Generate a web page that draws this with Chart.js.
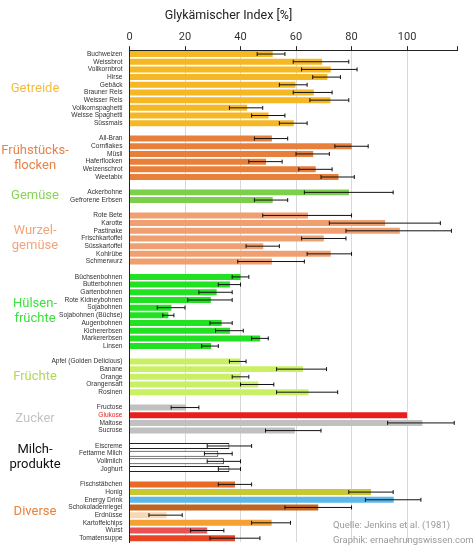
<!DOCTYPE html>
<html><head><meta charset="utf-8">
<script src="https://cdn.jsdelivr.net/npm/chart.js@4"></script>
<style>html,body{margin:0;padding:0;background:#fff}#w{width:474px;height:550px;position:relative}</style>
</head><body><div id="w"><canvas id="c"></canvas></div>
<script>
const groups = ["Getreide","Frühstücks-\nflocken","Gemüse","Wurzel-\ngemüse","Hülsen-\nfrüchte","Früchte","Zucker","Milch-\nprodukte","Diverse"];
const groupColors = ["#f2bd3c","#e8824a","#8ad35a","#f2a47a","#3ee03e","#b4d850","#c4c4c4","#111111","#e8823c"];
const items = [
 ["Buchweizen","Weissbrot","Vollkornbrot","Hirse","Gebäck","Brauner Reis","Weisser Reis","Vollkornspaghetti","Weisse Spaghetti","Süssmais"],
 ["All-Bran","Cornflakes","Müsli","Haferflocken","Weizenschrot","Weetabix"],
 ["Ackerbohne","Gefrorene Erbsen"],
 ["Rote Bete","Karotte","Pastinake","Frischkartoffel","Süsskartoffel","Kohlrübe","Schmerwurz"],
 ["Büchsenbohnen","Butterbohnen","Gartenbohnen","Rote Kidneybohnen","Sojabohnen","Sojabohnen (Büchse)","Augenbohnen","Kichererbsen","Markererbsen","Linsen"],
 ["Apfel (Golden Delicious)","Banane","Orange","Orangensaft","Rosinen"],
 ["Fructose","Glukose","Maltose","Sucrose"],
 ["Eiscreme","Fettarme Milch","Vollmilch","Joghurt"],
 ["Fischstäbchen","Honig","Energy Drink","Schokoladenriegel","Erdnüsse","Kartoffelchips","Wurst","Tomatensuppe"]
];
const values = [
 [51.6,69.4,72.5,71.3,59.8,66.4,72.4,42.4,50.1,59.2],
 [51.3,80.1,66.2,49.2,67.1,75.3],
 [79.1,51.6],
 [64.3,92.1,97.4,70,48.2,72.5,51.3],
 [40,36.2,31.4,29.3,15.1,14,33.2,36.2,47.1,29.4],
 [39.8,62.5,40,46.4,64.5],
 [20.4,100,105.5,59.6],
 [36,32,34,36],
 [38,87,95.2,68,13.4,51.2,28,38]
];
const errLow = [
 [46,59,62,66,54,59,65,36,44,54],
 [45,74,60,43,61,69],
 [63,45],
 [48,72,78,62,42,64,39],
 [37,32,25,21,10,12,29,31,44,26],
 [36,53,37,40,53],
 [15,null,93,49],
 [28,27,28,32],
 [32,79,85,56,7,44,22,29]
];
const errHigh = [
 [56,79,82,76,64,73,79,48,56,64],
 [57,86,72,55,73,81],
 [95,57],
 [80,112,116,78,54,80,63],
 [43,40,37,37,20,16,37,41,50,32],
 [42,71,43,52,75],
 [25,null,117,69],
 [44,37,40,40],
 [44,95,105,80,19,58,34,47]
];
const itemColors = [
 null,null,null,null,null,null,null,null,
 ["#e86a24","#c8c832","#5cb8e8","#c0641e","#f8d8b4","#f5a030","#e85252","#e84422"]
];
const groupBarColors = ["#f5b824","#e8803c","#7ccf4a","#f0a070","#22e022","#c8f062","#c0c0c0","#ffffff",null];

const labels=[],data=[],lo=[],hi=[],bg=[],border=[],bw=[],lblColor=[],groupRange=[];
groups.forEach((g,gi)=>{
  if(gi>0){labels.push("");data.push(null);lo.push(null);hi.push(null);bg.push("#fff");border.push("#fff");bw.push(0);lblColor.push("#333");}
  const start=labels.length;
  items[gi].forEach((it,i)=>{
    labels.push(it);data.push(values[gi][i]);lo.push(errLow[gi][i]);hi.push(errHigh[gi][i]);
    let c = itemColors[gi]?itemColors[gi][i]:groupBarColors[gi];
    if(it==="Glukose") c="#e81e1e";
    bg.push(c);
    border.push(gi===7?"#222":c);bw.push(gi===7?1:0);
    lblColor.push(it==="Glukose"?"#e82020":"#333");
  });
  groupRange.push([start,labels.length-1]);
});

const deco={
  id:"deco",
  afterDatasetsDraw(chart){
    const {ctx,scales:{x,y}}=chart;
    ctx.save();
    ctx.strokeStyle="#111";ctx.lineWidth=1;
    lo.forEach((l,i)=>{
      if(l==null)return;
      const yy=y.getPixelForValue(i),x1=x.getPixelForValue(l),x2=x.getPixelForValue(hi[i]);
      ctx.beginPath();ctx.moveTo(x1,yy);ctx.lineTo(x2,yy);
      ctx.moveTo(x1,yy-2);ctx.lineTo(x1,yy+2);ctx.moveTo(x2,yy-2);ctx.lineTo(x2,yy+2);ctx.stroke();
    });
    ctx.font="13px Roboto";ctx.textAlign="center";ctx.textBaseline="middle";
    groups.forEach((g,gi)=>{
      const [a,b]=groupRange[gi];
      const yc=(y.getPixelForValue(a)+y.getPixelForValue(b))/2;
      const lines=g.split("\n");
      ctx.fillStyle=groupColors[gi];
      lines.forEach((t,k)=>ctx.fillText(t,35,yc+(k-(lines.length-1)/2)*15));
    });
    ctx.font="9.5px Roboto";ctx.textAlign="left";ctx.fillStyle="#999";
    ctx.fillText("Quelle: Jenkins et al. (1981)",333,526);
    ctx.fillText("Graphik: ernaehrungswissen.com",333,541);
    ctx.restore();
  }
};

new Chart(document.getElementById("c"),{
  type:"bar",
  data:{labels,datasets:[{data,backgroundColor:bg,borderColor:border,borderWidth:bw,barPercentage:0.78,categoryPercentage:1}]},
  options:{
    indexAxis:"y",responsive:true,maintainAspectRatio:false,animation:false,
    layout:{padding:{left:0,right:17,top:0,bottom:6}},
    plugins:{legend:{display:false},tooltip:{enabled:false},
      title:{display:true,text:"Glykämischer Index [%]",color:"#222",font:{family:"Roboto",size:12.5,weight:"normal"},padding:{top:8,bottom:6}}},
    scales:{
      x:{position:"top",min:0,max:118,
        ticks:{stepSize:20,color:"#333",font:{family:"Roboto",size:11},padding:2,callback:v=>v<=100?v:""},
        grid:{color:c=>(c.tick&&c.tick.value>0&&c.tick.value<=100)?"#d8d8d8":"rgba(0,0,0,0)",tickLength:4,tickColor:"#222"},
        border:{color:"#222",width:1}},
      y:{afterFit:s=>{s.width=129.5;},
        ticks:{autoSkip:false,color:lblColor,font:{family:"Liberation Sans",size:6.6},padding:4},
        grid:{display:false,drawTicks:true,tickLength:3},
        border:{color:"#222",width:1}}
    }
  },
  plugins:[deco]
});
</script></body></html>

--

» **WHAT TO PRODUCE**: Give an exact reproduction of every line, leaving out any picture.

» **SOLUTION**:
Generate a web page that draws this with Chart.js.
<!DOCTYPE html>
<html><head><meta charset="utf-8">
<script src="https://cdn.jsdelivr.net/npm/chart.js@4"></script>
<style>html,body{margin:0;padding:0;background:#fff}#w{width:474px;height:550px;position:relative}</style>
</head><body><div id="w"><canvas id="c"></canvas></div>
<script>
const groups = ["Getreide","Frühstücks-\nflocken","Gemüse","Wurzel-\ngemüse","Hülsen-\nfrüchte","Früchte","Zucker","Milch-\nprodukte","Diverse"];
const groupColors = ["#f2bd3c","#e8824a","#8ad35a","#f2a47a","#3ee03e","#b4d850","#c4c4c4","#111111","#e8823c"];
const items = [
 ["Buchweizen","Weissbrot","Vollkornbrot","Hirse","Gebäck","Brauner Reis","Weisser Reis","Vollkornspaghetti","Weisse Spaghetti","Süssmais"],
 ["All-Bran","Cornflakes","Müsli","Haferflocken","Weizenschrot","Weetabix"],
 ["Ackerbohne","Gefrorene Erbsen"],
 ["Rote Bete","Karotte","Pastinake","Frischkartoffel","Süsskartoffel","Kohlrübe","Schmerwurz"],
 ["Büchsenbohnen","Butterbohnen","Gartenbohnen","Rote Kidneybohnen","Sojabohnen","Sojabohnen (Büchse)","Augenbohnen","Kichererbsen","Markererbsen","Linsen"],
 ["Apfel (Golden Delicious)","Banane","Orange","Orangensaft","Rosinen"],
 ["Fructose","Glukose","Maltose","Sucrose"],
 ["Eiscreme","Fettarme Milch","Vollmilch","Joghurt"],
 ["Fischstäbchen","Honig","Energy Drink","Schokoladenriegel","Erdnüsse","Kartoffelchips","Wurst","Tomatensuppe"]
];
const values = [
 [51.6,69.4,72.5,71.3,59.8,66.4,72.4,42.4,50.1,59.2],
 [51.3,80.1,66.2,49.2,67.1,75.3],
 [79.1,51.6],
 [64.3,92.1,97.4,70,48.2,72.5,51.3],
 [40,36.2,31.4,29.3,15.1,14,33.2,36.2,47.1,29.4],
 [39.8,62.5,40,46.4,64.5],
 [20.4,100,105.5,59.6],
 [36,32,34,36],
 [38,87,95.2,68,13.4,51.2,28,38]
];
const errLow = [
 [46,59,62,66,54,59,65,36,44,54],
 [45,74,60,43,61,69],
 [63,45],
 [48,72,78,62,42,64,39],
 [37,32,25,21,10,12,29,31,44,26],
 [36,53,37,40,53],
 [15,null,93,49],
 [28,27,28,32],
 [32,79,85,56,7,44,22,29]
];
const errHigh = [
 [56,79,82,76,64,73,79,48,56,64],
 [57,86,72,55,73,81],
 [95,57],
 [80,112,116,78,54,80,63],
 [43,40,37,37,20,16,37,41,50,32],
 [42,71,43,52,75],
 [25,null,117,69],
 [44,37,40,40],
 [44,95,105,80,19,58,34,47]
];
const itemColors = [
 null,null,null,null,null,null,null,null,
 ["#e86a24","#c8c832","#5cb8e8","#c0641e","#f8d8b4","#f5a030","#e85252","#e84422"]
];
const groupBarColors = ["#f5b824","#e8803c","#7ccf4a","#f0a070","#22e022","#c8f062","#c0c0c0","#ffffff",null];

const labels=[],data=[],lo=[],hi=[],bg=[],border=[],bw=[],lblColor=[],groupRange=[];
groups.forEach((g,gi)=>{
  if(gi>0){labels.push("");data.push(null);lo.push(null);hi.push(null);bg.push("#fff");border.push("#fff");bw.push(0);lblColor.push("#333");}
  const start=labels.length;
  items[gi].forEach((it,i)=>{
    labels.push(it);data.push(values[gi][i]);lo.push(errLow[gi][i]);hi.push(errHigh[gi][i]);
    let c = itemColors[gi]?itemColors[gi][i]:groupBarColors[gi];
    if(it==="Glukose") c="#e81e1e";
    bg.push(c);
    border.push(gi===7?"#222":c);bw.push(gi===7?1:0);
    lblColor.push(it==="Glukose"?"#e82020":"#333");
  });
  groupRange.push([start,labels.length-1]);
});

const deco={
  id:"deco",
  afterDatasetsDraw(chart){
    const {ctx,scales:{x,y}}=chart;
    ctx.save();
    ctx.strokeStyle="#111";ctx.lineWidth=1;
    lo.forEach((l,i)=>{
      if(l==null)return;
      const yy=y.getPixelForValue(i),x1=x.getPixelForValue(l),x2=x.getPixelForValue(hi[i]);
      ctx.beginPath();ctx.moveTo(x1,yy);ctx.lineTo(x2,yy);
      ctx.moveTo(x1,yy-2);ctx.lineTo(x1,yy+2);ctx.moveTo(x2,yy-2);ctx.lineTo(x2,yy+2);ctx.stroke();
    });
    ctx.font="13px Roboto";ctx.textAlign="center";ctx.textBaseline="middle";
    groups.forEach((g,gi)=>{
      const [a,b]=groupRange[gi];
      const yc=(y.getPixelForValue(a)+y.getPixelForValue(b))/2;
      const lines=g.split("\n");
      ctx.fillStyle=groupColors[gi];
      lines.forEach((t,k)=>ctx.fillText(t,35,yc+(k-(lines.length-1)/2)*15));
    });
    ctx.font="9.5px Roboto";ctx.textAlign="left";ctx.fillStyle="#999";
    ctx.fillText("Quelle: Jenkins et al. (1981)",333,526);
    ctx.fillText("Graphik: ernaehrungswissen.com",333,541);
    ctx.restore();
  }
};

new Chart(document.getElementById("c"),{
  type:"bar",
  data:{labels,datasets:[{data,backgroundColor:bg,borderColor:border,borderWidth:bw,barPercentage:0.78,categoryPercentage:1}]},
  options:{
    indexAxis:"y",responsive:true,maintainAspectRatio:false,animation:false,
    layout:{padding:{left:0,right:17,top:0,bottom:6}},
    plugins:{legend:{display:false},tooltip:{enabled:false},
      title:{display:true,text:"Glykämischer Index [%]",color:"#222",font:{family:"Roboto",size:12.5,weight:"normal"},padding:{top:8,bottom:6}}},
    scales:{
      x:{position:"top",min:0,max:118,
        ticks:{stepSize:20,color:"#333",font:{family:"Roboto",size:11},padding:2,callback:v=>v<=100?v:""},
        grid:{color:c=>(c.tick&&c.tick.value>0&&c.tick.value<=100)?"#d8d8d8":"rgba(0,0,0,0)",tickLength:4,tickColor:"#222"},
        border:{color:"#222",width:1}},
      y:{afterFit:s=>{s.width=129.5;},
        ticks:{autoSkip:false,color:lblColor,font:{family:"Liberation Sans",size:6.6},padding:4},
        grid:{display:false,drawTicks:true,tickLength:3},
        border:{color:"#222",width:1}}
    }
  },
  plugins:[deco]
});
</script></body></html>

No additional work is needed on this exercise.